As for his parents, Maria's Mon was a GOOD stallion, but so far hasn't produced any eye-popping stallion sons. Monarchos had Claiborne behind him and didn't pan out, turns out he needs a very specific type of mare: one with a lot of Ribot or linebreeding to Dixieland Band or both, which Mistymoon Lake doesn't have. High Limit was sterile, gelded, and is now foxhunting. Latent Heat failed to impress and was sent to Oklahoma when his first foals were 3. Super Saver is too young to have foals running. The only evidence on MM's ability to be a sire of sires is Monarchos, and one swallow does not make a summer.

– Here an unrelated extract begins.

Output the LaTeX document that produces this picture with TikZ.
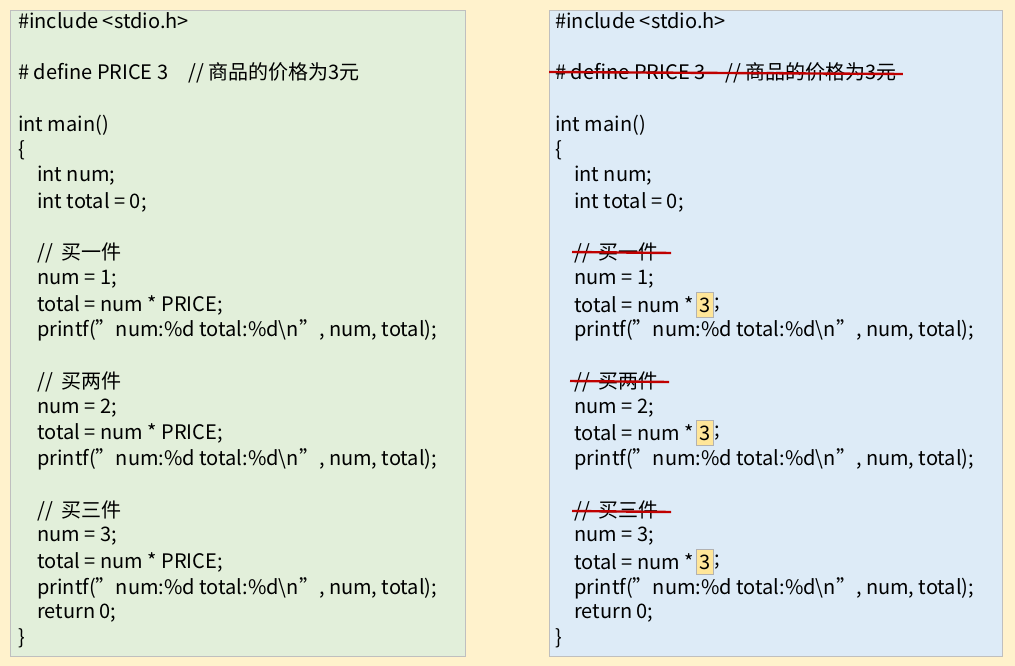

On the dam side, the 3rd dam IS a champion, but despite her superior breeding and ability she did not come anywhere close to replicating her talent in the breeding shed and
neither have her daughters. Golden Attraction produced one minor stakes winner, and her producing daughters so far have two minor stakes placed horses between them. The rest are all claimers and nonwinners. (For this, there IS enough data to make reasonable analyses.)
Based on his own performance on the track and that of his parents, I would place it highly likely that Live From Appollo will pass on at best mid-level claiming and occasional allowance talent.
Just to be clear,
there is nothing wrong with that--but at the same time, you have to be honest about what is in front of you.